What you have to do.
Transcribe the material exactly. Images do not belong in the copy.

★ ★ ★ ★

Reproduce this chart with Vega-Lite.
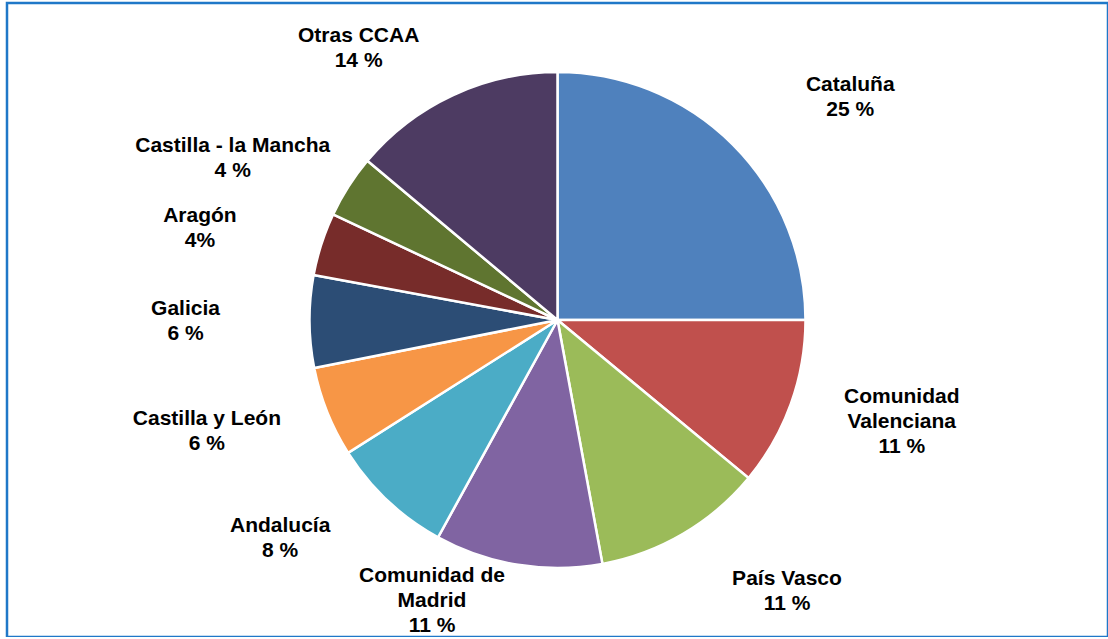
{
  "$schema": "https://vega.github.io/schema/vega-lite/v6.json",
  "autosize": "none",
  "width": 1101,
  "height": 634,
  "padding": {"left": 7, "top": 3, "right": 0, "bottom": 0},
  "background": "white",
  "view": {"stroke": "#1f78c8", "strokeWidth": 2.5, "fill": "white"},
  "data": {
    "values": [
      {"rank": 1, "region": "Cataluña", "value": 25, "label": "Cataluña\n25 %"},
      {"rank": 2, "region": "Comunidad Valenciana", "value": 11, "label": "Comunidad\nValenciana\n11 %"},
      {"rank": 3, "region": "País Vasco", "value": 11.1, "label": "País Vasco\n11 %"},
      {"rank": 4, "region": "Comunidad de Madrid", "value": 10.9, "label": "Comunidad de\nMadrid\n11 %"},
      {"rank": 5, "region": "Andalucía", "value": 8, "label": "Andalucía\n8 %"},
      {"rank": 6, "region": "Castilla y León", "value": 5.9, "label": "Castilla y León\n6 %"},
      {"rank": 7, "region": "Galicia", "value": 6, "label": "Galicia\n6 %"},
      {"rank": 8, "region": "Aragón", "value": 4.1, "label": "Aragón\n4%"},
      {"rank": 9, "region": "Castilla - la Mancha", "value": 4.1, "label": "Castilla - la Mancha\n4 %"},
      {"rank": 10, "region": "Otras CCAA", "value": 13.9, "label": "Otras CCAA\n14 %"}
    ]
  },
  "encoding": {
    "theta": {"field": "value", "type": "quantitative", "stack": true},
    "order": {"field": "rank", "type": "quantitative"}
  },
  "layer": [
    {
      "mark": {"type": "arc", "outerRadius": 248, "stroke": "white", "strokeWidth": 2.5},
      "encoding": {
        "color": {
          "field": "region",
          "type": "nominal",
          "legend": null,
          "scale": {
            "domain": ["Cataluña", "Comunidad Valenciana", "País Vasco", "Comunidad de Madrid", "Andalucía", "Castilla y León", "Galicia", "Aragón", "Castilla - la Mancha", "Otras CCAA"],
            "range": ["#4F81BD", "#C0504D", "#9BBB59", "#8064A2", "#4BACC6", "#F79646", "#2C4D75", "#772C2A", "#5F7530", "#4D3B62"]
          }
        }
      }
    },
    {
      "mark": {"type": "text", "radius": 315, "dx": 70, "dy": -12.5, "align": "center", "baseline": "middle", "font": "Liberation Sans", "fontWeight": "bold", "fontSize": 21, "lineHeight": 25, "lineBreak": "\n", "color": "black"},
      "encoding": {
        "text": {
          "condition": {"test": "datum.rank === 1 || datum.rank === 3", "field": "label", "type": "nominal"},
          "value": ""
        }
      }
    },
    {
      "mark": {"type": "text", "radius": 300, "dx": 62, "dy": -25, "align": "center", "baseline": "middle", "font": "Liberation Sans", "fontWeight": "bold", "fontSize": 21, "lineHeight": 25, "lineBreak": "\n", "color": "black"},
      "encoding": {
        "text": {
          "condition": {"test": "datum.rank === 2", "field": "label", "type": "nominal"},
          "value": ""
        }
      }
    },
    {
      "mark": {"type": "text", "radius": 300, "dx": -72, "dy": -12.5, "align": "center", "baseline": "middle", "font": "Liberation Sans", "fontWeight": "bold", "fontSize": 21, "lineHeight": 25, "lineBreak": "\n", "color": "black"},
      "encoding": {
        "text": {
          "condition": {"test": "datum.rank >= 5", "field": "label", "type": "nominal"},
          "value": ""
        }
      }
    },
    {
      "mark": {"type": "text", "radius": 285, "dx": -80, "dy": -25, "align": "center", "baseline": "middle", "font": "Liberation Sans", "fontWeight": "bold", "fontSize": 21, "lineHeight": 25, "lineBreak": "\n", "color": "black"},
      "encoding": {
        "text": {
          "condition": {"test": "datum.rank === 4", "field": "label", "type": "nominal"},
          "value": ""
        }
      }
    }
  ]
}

★ ★ ★ ★

Solution to the problem.
Reproduce this chart with Vega-Lite.
{
  "$schema": "https://vega.github.io/schema/vega-lite/v6.json",
  "autosize": "none",
  "width": 1101,
  "height": 634,
  "padding": {"left": 7, "top": 3, "right": 0, "bottom": 0},
  "background": "white",
  "view": {"stroke": "#1f78c8", "strokeWidth": 2.5, "fill": "white"},
  "data": {
    "values": [
      {"rank": 1, "region": "Cataluña", "value": 25, "label": "Cataluña\n25 %"},
      {"rank": 2, "region": "Comunidad Valenciana", "value": 11, "label": "Comunidad\nValenciana\n11 %"},
      {"rank": 3, "region": "País Vasco", "value": 11.1, "label": "País Vasco\n11 %"},
      {"rank": 4, "region": "Comunidad de Madrid", "value": 10.9, "label": "Comunidad de\nMadrid\n11 %"},
      {"rank": 5, "region": "Andalucía", "value": 8, "label": "Andalucía\n8 %"},
      {"rank": 6, "region": "Castilla y León", "value": 5.9, "label": "Castilla y León\n6 %"},
      {"rank": 7, "region": "Galicia", "value": 6, "label": "Galicia\n6 %"},
      {"rank": 8, "region": "Aragón", "value": 4.1, "label": "Aragón\n4%"},
      {"rank": 9, "region": "Castilla - la Mancha", "value": 4.1, "label": "Castilla - la Mancha\n4 %"},
      {"rank": 10, "region": "Otras CCAA", "value": 13.9, "label": "Otras CCAA\n14 %"}
    ]
  },
  "encoding": {
    "theta": {"field": "value", "type": "quantitative", "stack": true},
    "order": {"field": "rank", "type": "quantitative"}
  },
  "layer": [
    {
      "mark": {"type": "arc", "outerRadius": 248, "stroke": "white", "strokeWidth": 2.5},
      "encoding": {
        "color": {
          "field": "region",
          "type": "nominal",
          "legend": null,
          "scale": {
            "domain": ["Cataluña", "Comunidad Valenciana", "País Vasco", "Comunidad de Madrid", "Andalucía", "Castilla y León", "Galicia", "Aragón", "Castilla - la Mancha", "Otras CCAA"],
            "range": ["#4F81BD", "#C0504D", "#9BBB59", "#8064A2", "#4BACC6", "#F79646", "#2C4D75", "#772C2A", "#5F7530", "#4D3B62"]
          }
        }
      }
    },
    {
      "mark": {"type": "text", "radius": 315, "dx": 70, "dy": -12.5, "align": "center", "baseline": "middle", "font": "Liberation Sans", "fontWeight": "bold", "fontSize": 21, "lineHeight": 25, "lineBreak": "\n", "color": "black"},
      "encoding": {
        "text": {
          "condition": {"test": "datum.rank === 1 || datum.rank === 3", "field": "label", "type": "nominal"},
          "value": ""
        }
      }
    },
    {
      "mark": {"type": "text", "radius": 300, "dx": 62, "dy": -25, "align": "center", "baseline": "middle", "font": "Liberation Sans", "fontWeight": "bold", "fontSize": 21, "lineHeight": 25, "lineBreak": "\n", "color": "black"},
      "encoding": {
        "text": {
          "condition": {"test": "datum.rank === 2", "field": "label", "type": "nominal"},
          "value": ""
        }
      }
    },
    {
      "mark": {"type": "text", "radius": 300, "dx": -72, "dy": -12.5, "align": "center", "baseline": "middle", "font": "Liberation Sans", "fontWeight": "bold", "fontSize": 21, "lineHeight": 25, "lineBreak": "\n", "color": "black"},
      "encoding": {
        "text": {
          "condition": {"test": "datum.rank >= 5", "field": "label", "type": "nominal"},
          "value": ""
        }
      }
    },
    {
      "mark": {"type": "text", "radius": 285, "dx": -80, "dy": -25, "align": "center", "baseline": "middle", "font": "Liberation Sans", "fontWeight": "bold", "fontSize": 21, "lineHeight": 25, "lineBreak": "\n", "color": "black"},
      "encoding": {
        "text": {
          "condition": {"test": "datum.rank === 4", "field": "label", "type": "nominal"},
          "value": ""
        }
      }
    }
  ]
}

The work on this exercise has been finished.